Hugo Blanco ging in seinen politischen Kämpfen keine Kompromisse ein und ließ sich weder von angebotenen Privilegien abbringen noch verführen. So lehnte er beispielsweise Angebote, sich der halbherzigen Landreform des Militärregimes Anfang der 1970er Jahre anzuschließen, strikt ab. Er wandte sich gegen selbsternannte Führungspersönlichkeiten in Parteien und Bewegungen. Hugo betonte, wie wichtig es sei, praktisch in die tägliche Arbeit der Bewegungen eingebunden zu sein und allen Beteiligten zuzuhören. Außerdem besaß er die seltene Eigenschaft, auf die Menschen zuzugehen und sie zu überzeugen. Ein Beispiel dafür ist, wie er sich im Militärprozess an seine Gefängniswärter wandte und erklärte, dass er einen deutlichen Unterschied zwischen ihnen und ihren Vorgesetzten machte. Während seiner Haft und während des Prozesses mussten seine Wärter immer wieder ausgetauscht werden, weil sie zu viel Sympathie für ihn entwickelten. Er war in dramatischen Momenten der Weltpolitik zugegen, und es gelang ihm, aus jedem Kampf strategische Lehren für uns alle zu ziehen.
Im April dieses Jahres veröffentlichte der Bokförläggarna Röda Rummet [ein kleiner politischer Verlag] eine Biografie von Hugo auf Schwedisch, eine Übersetzung des Buchs Hugo Blanco: A Revolutionary for Life von Derek Wall [2018]. Für uns von dem Verlag war es eine besondere Freude, dass das Buch rechtzeitig fertig geworden ist, damit er es noch sehen konnte. Bei der Buchvorstellung in Stockholm Anfang Juni gab es für alle Anwesenden einen intensiven Moment, als Hugo mit einem kämpferischen Gruß per Zoom-Link aus seinem Krankenhausbett in Uppsala teilnahm. In dieser Veranstaltung beschrieben seine Töchter, was Hugo für ihr Leben und ihre gemeinsame politische Arbeit bedeutet hat. Eine der Töchter, Maria, schloss ihren Beitrag mit dem Slogan, der für immer mit der Bauernbewegung in Peru in den 1960er Jahren und mit Hugo Blanco verbunden sein wird:
Tierra o Muerte! Land oder Tod!
26. Juni 2023
Aus dem Englischen und Schwedischen übersetzt von Wilfried
https://internationalviewpoint.org/spip.php?article8143
Maria Sundvall ist Ärztin und Mitglied von „socialistisk politik“ (SP). SP ist die schwedische Sektion der Vierten Internationale und eine Strömung innerhalb der Vänsterpartiet (Linkspartei). Maria Sundvall hat zusammen mit Göran Källqvist Derek Walls Buch Hugo Blanco: en revolutionär för livet (Johanneshov: Röda Rummet, 2023) aus dem Englischen übersetzt.

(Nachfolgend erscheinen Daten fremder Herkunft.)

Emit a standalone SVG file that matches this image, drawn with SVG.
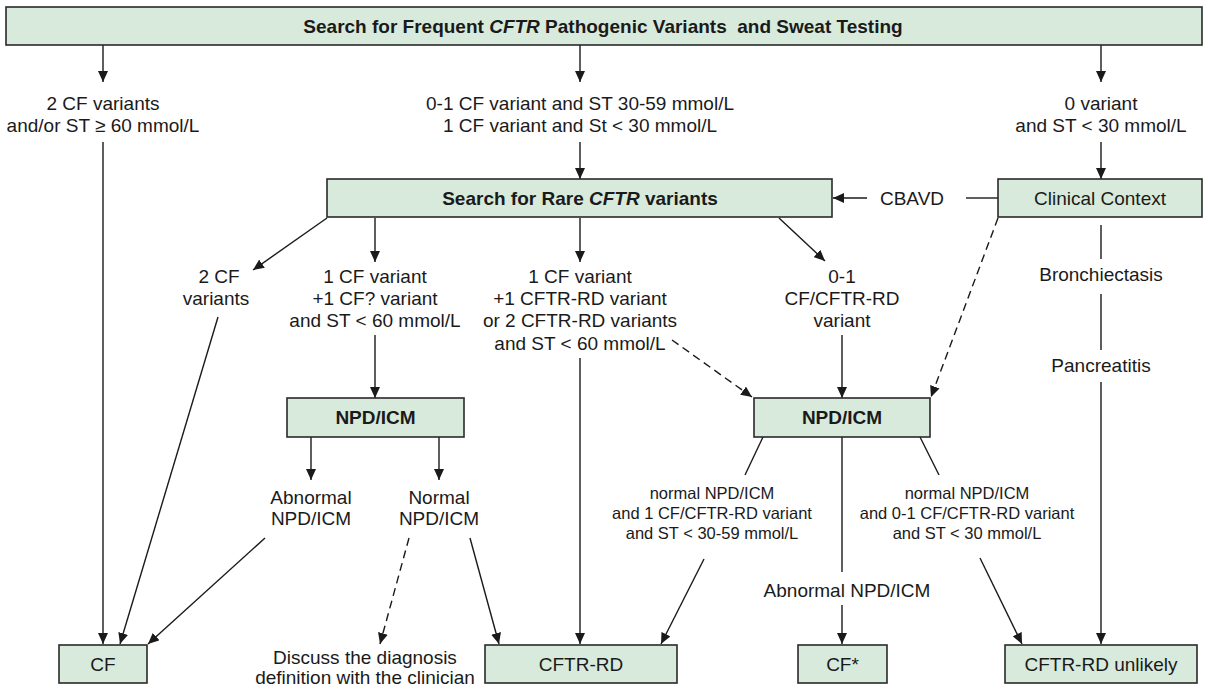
<svg xmlns="http://www.w3.org/2000/svg" width="1208" height="689" viewBox="0 0 1208 689">
<defs>
<marker id="ah" markerUnits="userSpaceOnUse" markerWidth="12" markerHeight="10" refX="11" refY="5" orient="auto">
<path d="M0,0 L11,5 L0,10 Z" fill="#1a1a1a"/>
</marker>
<style>
.box{fill:#d8eadc;stroke:#2a2a2a;stroke-width:1.6}
.t{font-family:"Liberation Sans",Arial,sans-serif;font-size:19px;fill:#1a1a1a;text-anchor:middle}
.b{font-family:"Liberation Sans",Arial,sans-serif;font-size:19px;font-weight:bold;fill:#1a1a1a;text-anchor:middle}
.s{font-family:"Liberation Sans",Arial,sans-serif;font-size:16.5px;fill:#1a1a1a;text-anchor:middle}
.c{stroke:#1a1a1a;stroke-width:1.4;fill:none}
.a{stroke:#1a1a1a;stroke-width:1.4;fill:none;marker-end:url(#ah)}
.d{stroke:#1a1a1a;stroke-width:1.4;fill:none;stroke-dasharray:8 5}
.da{stroke:#1a1a1a;stroke-width:1.4;fill:none;stroke-dasharray:8 5;marker-end:url(#ah)}
</style>
</defs>
<rect width="1208" height="689" fill="#ffffff"/>

<g id="connectors">
<line class="a" x1="103" y1="45" x2="103" y2="82"/>
<line class="a" x1="580" y1="45" x2="580" y2="82"/>
<line class="a" x1="1101" y1="45" x2="1101" y2="82"/>
<line class="a" x1="103" y1="142" x2="103" y2="644"/>
<line class="a" x1="580" y1="142" x2="580" y2="179"/>
<line class="a" x1="1101" y1="142" x2="1101" y2="179"/>
<line class="a" x1="867" y1="198" x2="833" y2="198"/>
<line class="c" x1="966" y1="198" x2="998" y2="198"/>
<line class="a" x1="327" y1="218" x2="253" y2="270"/>
<line class="a" x1="375" y1="218" x2="375" y2="262"/>
<line class="a" x1="580" y1="218" x2="580" y2="262"/>
<line class="a" x1="779" y1="218" x2="825" y2="261"/>
<line class="c" x1="1101" y1="225" x2="1101" y2="259"/>
<line class="c" x1="1101" y1="294" x2="1101" y2="350"/>
<line class="a" x1="1101" y1="382" x2="1101" y2="644"/>
<line class="da" x1="998" y1="218" x2="931" y2="397"/>
<line class="a" x1="218" y1="317" x2="120" y2="644"/>
<line class="a" x1="375" y1="335" x2="375" y2="398"/>
<line class="a" x1="580" y1="358" x2="580" y2="644"/>
<line class="a" x1="842" y1="335" x2="842" y2="398"/>
<line class="da" x1="672" y1="340" x2="752" y2="397"/>
<line class="a" x1="311" y1="437" x2="311" y2="480"/>
<line class="a" x1="439" y1="437" x2="439" y2="480"/>
<line class="a" x1="265" y1="538" x2="148" y2="644"/>
<line class="da" x1="409" y1="538" x2="380" y2="644"/>
<line class="a" x1="470" y1="538" x2="499" y2="644"/>
<line class="c" x1="763" y1="437" x2="745" y2="475"/>
<line class="c" x1="920" y1="437" x2="939" y2="475"/>
<line class="c" x1="842" y1="437" x2="842" y2="572"/>
<line class="a" x1="842" y1="605" x2="842" y2="644"/>
<line class="a" x1="704" y1="559" x2="661" y2="644"/>
<line class="a" x1="980" y1="558" x2="1022" y2="644"/>
</g>

<g id="n-top">
<rect class="box" x="6" y="7" width="1196" height="38"/>
<text class="b" x="603" y="33" xml:space="preserve">Search for Frequent <tspan font-style="italic">CFTR</tspan> Pathogenic Variants  and Sweat Testing</text>
</g>

<g id="l-2cf">
<text class="t" x="103" y="110">2 CF variants</text>
<text class="t" x="103" y="132">and/or ST ≥ 60 mmol/L</text>
</g>
<g id="l-mid">
<text class="t" x="580" y="110">0-1 CF variant and ST 30-59 mmol/L</text>
<text class="t" x="580" y="132">1 CF variant and St &lt; 30 mmol/L</text>
</g>
<g id="l-0var">
<text class="t" x="1101" y="110">0 variant</text>
<text class="t" x="1101" y="132">and ST &lt; 30 mmol/L</text>
</g>

<g id="n-rare">
<rect class="box" x="327" y="179" width="505" height="38"/>
<text class="b" x="580" y="205">Search for Rare <tspan font-style="italic">CFTR</tspan> variants</text>
</g>
<g id="l-cbavd">
<text class="t" x="912" y="205">CBAVD</text>
</g>
<g id="n-clinical">
<rect class="box" x="998" y="179" width="204" height="38"/>
<text class="t" x="1100" y="205">Clinical Context</text>
</g>
<g id="l-bronch">
<text class="t" x="1101" y="281">Bronchiectasis</text>
</g>
<g id="l-panc">
<text class="t" x="1101" y="372">Pancreatitis</text>
</g>

<g id="l-r1">
<text class="t" x="219" y="283">2 CF</text>
<text class="t" x="216" y="305">variants</text>
</g>
<g id="l-r2">
<text class="t" x="375" y="283">1 CF variant</text>
<text class="t" x="375" y="305">+1 CF? variant</text>
<text class="t" x="375" y="327">and ST &lt; 60 mmol/L</text>
</g>
<g id="l-r3">
<text class="t" x="580" y="283">1 CF variant</text>
<text class="t" x="580" y="305">+1 CFTR-RD variant</text>
<text class="t" x="580" y="327">or 2 CFTR-RD variants</text>
<text class="t" x="580" y="350">and ST &lt; 60 mmol/L</text>
</g>
<g id="l-r4">
<text class="t" x="842" y="283">0-1</text>
<text class="t" x="842" y="305">CF/CFTR-RD</text>
<text class="t" x="842" y="327">variant</text>
</g>

<g id="n-npd1">
<rect class="box" x="287" y="398" width="177" height="39"/>
<text class="b" x="375.5" y="424">NPD/ICM</text>
</g>
<g id="n-npd2">
<rect class="box" x="754" y="398" width="176" height="39"/>
<text class="b" x="842" y="424">NPD/ICM</text>
</g>

<g id="l-abn1">
<text class="t" x="311" y="504">Abnormal</text>
<text class="t" x="311" y="525">NPD/ICM</text>
</g>
<g id="l-norm1">
<text class="t" x="439" y="504">Normal</text>
<text class="t" x="439" y="525">NPD/ICM</text>
</g>
<g id="l-norm2">
<text class="s" x="712" y="499">normal NPD/ICM</text>
<text class="s" x="712" y="519">and 1 CF/CFTR-RD variant</text>
<text class="s" x="712" y="539">and ST &lt; 30-59 mmol/L</text>
</g>
<g id="l-norm3">
<text class="s" x="967" y="499">normal NPD/ICM</text>
<text class="s" x="967" y="519">and 0-1 CF/CFTR-RD variant</text>
<text class="s" x="967" y="539">and ST &lt; 30 mmol/L</text>
</g>
<g id="l-abn2">
<text class="t" x="847" y="597">Abnormal NPD/ICM</text>
</g>
<g id="l-discuss">
<text class="t" x="365" y="664">Discuss the diagnosis</text>
<text class="t" x="365" y="684">definition with the clinician</text>
</g>

<g id="n-cf">
<rect class="box" x="59" y="645" width="88" height="38"/>
<text class="t" x="103" y="671">CF</text>
</g>
<g id="n-cftrrd">
<rect class="box" x="485" y="645" width="192" height="38"/>
<text class="t" x="581" y="671">CFTR-RD</text>
</g>
<g id="n-cfstar">
<rect class="box" x="798" y="645" width="89" height="38"/>
<text class="t" x="842.5" y="671">CF*</text>
</g>
<g id="n-unlikely">
<rect class="box" x="1005" y="645" width="192" height="38"/>
<text class="t" x="1101" y="671">CFTR-RD unlikely</text>
</g>
</svg>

Ein Buch mit Texten von Hugo Blanco, die zwischen 1969 und 2010 entstanden, liegt auf Deutsch vor: Wir Indios. Der Kampf der Indigenas gegen rassistische Unterdrückung und die Zerstörung ihrer Umwelt, aus dem Spanischen übersetzt von Ulla Varchmin, mit einem Vorwort von Michael Löwy u. einem Beitrag von Eduardo Galeano, Köln: Neuer ISP Verlag, 2011, 175 S., ISBN 978-3-89900-137-2, € 19.80.
Leider nicht ins Deutsche übersetzt wurde der Sammelband mit Texten von Hugo Blanco, in dem der Kampf der Bauerngewerkschaften mit bewaffneten Abteilungen in der Provinz La Convención in den Jahren 1961 bis 1963 dokumentiert und analysiert wurde. Dieses Buch erschien 1972 in den USA auf Englisch (Land or Death. The Peasant Struggle in Peru, hrsg. von Peter Camejo, New York: Pathfinder Press) und in Mexiko (Tierra o muerte, México, D. F. usw.: Siglo XXI).